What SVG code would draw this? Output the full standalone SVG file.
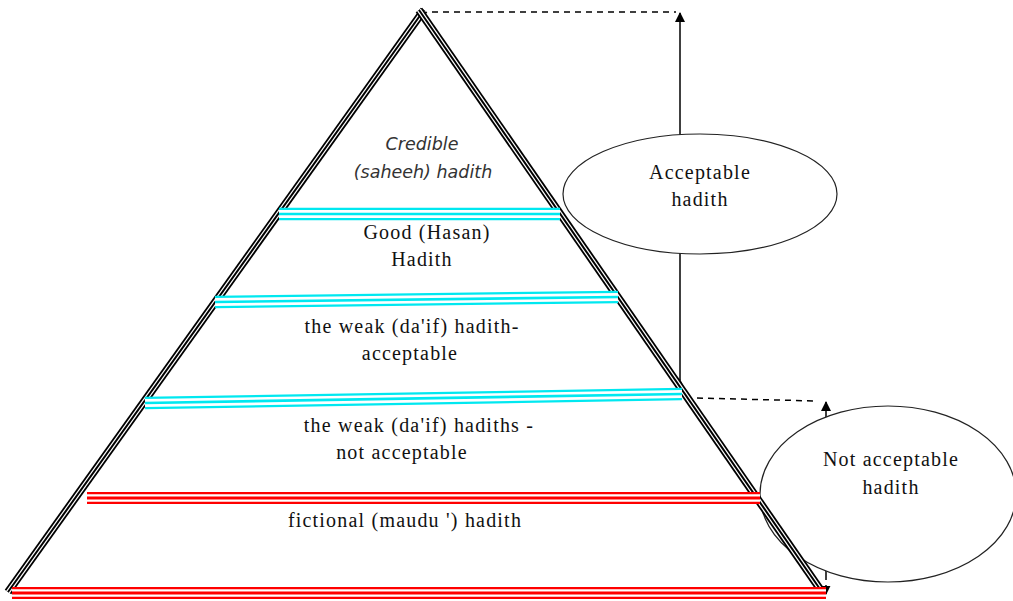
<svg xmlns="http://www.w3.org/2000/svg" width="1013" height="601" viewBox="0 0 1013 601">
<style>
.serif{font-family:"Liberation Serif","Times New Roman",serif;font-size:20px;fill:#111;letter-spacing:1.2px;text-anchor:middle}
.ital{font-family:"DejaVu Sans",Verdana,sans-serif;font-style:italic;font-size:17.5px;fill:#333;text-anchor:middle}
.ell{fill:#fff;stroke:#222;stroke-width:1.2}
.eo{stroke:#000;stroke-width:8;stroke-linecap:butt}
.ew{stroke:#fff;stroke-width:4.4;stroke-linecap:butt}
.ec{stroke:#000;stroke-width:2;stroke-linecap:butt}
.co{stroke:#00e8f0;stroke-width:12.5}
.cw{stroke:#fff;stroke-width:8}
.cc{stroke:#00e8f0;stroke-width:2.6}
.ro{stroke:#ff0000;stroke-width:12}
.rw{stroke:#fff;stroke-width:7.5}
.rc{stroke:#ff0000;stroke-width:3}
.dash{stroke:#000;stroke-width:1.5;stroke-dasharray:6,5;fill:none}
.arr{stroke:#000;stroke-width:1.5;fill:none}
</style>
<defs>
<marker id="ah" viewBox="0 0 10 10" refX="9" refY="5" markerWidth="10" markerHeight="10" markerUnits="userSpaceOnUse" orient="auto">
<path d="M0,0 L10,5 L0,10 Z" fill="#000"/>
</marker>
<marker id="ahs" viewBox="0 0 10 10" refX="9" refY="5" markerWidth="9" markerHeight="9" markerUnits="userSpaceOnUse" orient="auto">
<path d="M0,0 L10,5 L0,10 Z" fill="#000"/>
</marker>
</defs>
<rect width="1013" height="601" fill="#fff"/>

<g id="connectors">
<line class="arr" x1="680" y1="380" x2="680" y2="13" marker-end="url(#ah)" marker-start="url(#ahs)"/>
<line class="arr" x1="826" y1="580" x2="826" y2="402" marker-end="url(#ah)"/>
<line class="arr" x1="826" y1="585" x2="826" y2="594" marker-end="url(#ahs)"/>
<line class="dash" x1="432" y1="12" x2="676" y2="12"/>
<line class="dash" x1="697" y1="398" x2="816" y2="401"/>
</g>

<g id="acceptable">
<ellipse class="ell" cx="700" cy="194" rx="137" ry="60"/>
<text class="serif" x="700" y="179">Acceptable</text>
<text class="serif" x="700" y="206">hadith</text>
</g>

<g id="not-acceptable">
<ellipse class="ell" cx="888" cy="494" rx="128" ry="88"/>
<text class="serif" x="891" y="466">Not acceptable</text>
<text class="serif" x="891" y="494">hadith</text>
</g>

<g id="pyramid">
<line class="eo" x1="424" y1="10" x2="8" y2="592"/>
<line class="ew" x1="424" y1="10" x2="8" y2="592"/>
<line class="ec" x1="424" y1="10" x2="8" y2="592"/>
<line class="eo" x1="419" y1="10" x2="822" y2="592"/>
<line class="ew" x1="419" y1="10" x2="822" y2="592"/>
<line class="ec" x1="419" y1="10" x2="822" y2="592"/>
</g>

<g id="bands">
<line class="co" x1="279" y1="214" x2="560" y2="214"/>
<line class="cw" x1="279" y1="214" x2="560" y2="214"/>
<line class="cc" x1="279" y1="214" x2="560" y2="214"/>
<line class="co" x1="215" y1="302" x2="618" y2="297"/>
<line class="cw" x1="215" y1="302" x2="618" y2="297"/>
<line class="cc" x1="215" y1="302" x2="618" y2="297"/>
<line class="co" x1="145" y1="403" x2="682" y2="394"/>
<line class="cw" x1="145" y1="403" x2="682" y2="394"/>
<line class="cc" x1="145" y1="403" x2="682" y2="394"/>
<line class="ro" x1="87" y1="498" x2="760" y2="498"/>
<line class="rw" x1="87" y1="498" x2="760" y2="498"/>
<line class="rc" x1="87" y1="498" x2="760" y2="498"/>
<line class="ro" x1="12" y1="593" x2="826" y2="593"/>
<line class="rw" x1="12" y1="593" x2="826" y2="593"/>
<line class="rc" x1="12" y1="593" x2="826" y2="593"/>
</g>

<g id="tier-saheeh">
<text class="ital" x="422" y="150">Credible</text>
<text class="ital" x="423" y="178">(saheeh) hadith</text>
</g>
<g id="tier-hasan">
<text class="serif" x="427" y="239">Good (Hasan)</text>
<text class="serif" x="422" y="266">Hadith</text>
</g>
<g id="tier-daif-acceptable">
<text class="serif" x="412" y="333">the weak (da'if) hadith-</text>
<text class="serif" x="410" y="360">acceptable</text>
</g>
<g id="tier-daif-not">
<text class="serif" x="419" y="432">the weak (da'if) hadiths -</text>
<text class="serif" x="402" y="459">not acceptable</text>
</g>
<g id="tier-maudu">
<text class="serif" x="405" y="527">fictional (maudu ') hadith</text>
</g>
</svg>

== WHAT IS EXPECTED ==
Write out again every line above exactly as given; the pictures do not belong in the copy.

== TASK RESULT ==
What SVG code would draw this? Output the full standalone SVG file.
<svg xmlns="http://www.w3.org/2000/svg" width="1013" height="601" viewBox="0 0 1013 601">
<style>
.serif{font-family:"Liberation Serif","Times New Roman",serif;font-size:20px;fill:#111;letter-spacing:1.2px;text-anchor:middle}
.ital{font-family:"DejaVu Sans",Verdana,sans-serif;font-style:italic;font-size:17.5px;fill:#333;text-anchor:middle}
.ell{fill:#fff;stroke:#222;stroke-width:1.2}
.eo{stroke:#000;stroke-width:8;stroke-linecap:butt}
.ew{stroke:#fff;stroke-width:4.4;stroke-linecap:butt}
.ec{stroke:#000;stroke-width:2;stroke-linecap:butt}
.co{stroke:#00e8f0;stroke-width:12.5}
.cw{stroke:#fff;stroke-width:8}
.cc{stroke:#00e8f0;stroke-width:2.6}
.ro{stroke:#ff0000;stroke-width:12}
.rw{stroke:#fff;stroke-width:7.5}
.rc{stroke:#ff0000;stroke-width:3}
.dash{stroke:#000;stroke-width:1.5;stroke-dasharray:6,5;fill:none}
.arr{stroke:#000;stroke-width:1.5;fill:none}
</style>
<defs>
<marker id="ah" viewBox="0 0 10 10" refX="9" refY="5" markerWidth="10" markerHeight="10" markerUnits="userSpaceOnUse" orient="auto">
<path d="M0,0 L10,5 L0,10 Z" fill="#000"/>
</marker>
<marker id="ahs" viewBox="0 0 10 10" refX="9" refY="5" markerWidth="9" markerHeight="9" markerUnits="userSpaceOnUse" orient="auto">
<path d="M0,0 L10,5 L0,10 Z" fill="#000"/>
</marker>
</defs>
<rect width="1013" height="601" fill="#fff"/>

<g id="connectors">
<line class="arr" x1="680" y1="380" x2="680" y2="13" marker-end="url(#ah)" marker-start="url(#ahs)"/>
<line class="arr" x1="826" y1="580" x2="826" y2="402" marker-end="url(#ah)"/>
<line class="arr" x1="826" y1="585" x2="826" y2="594" marker-end="url(#ahs)"/>
<line class="dash" x1="432" y1="12" x2="676" y2="12"/>
<line class="dash" x1="697" y1="398" x2="816" y2="401"/>
</g>

<g id="acceptable">
<ellipse class="ell" cx="700" cy="194" rx="137" ry="60"/>
<text class="serif" x="700" y="179">Acceptable</text>
<text class="serif" x="700" y="206">hadith</text>
</g>

<g id="not-acceptable">
<ellipse class="ell" cx="888" cy="494" rx="128" ry="88"/>
<text class="serif" x="891" y="466">Not acceptable</text>
<text class="serif" x="891" y="494">hadith</text>
</g>

<g id="pyramid">
<line class="eo" x1="424" y1="10" x2="8" y2="592"/>
<line class="ew" x1="424" y1="10" x2="8" y2="592"/>
<line class="ec" x1="424" y1="10" x2="8" y2="592"/>
<line class="eo" x1="419" y1="10" x2="822" y2="592"/>
<line class="ew" x1="419" y1="10" x2="822" y2="592"/>
<line class="ec" x1="419" y1="10" x2="822" y2="592"/>
</g>

<g id="bands">
<line class="co" x1="279" y1="214" x2="560" y2="214"/>
<line class="cw" x1="279" y1="214" x2="560" y2="214"/>
<line class="cc" x1="279" y1="214" x2="560" y2="214"/>
<line class="co" x1="215" y1="302" x2="618" y2="297"/>
<line class="cw" x1="215" y1="302" x2="618" y2="297"/>
<line class="cc" x1="215" y1="302" x2="618" y2="297"/>
<line class="co" x1="145" y1="403" x2="682" y2="394"/>
<line class="cw" x1="145" y1="403" x2="682" y2="394"/>
<line class="cc" x1="145" y1="403" x2="682" y2="394"/>
<line class="ro" x1="87" y1="498" x2="760" y2="498"/>
<line class="rw" x1="87" y1="498" x2="760" y2="498"/>
<line class="rc" x1="87" y1="498" x2="760" y2="498"/>
<line class="ro" x1="12" y1="593" x2="826" y2="593"/>
<line class="rw" x1="12" y1="593" x2="826" y2="593"/>
<line class="rc" x1="12" y1="593" x2="826" y2="593"/>
</g>

<g id="tier-saheeh">
<text class="ital" x="422" y="150">Credible</text>
<text class="ital" x="423" y="178">(saheeh) hadith</text>
</g>
<g id="tier-hasan">
<text class="serif" x="427" y="239">Good (Hasan)</text>
<text class="serif" x="422" y="266">Hadith</text>
</g>
<g id="tier-daif-acceptable">
<text class="serif" x="412" y="333">the weak (da'if) hadith-</text>
<text class="serif" x="410" y="360">acceptable</text>
</g>
<g id="tier-daif-not">
<text class="serif" x="419" y="432">the weak (da'if) hadiths -</text>
<text class="serif" x="402" y="459">not acceptable</text>
</g>
<g id="tier-maudu">
<text class="serif" x="405" y="527">fictional (maudu ') hadith</text>
</g>
</svg>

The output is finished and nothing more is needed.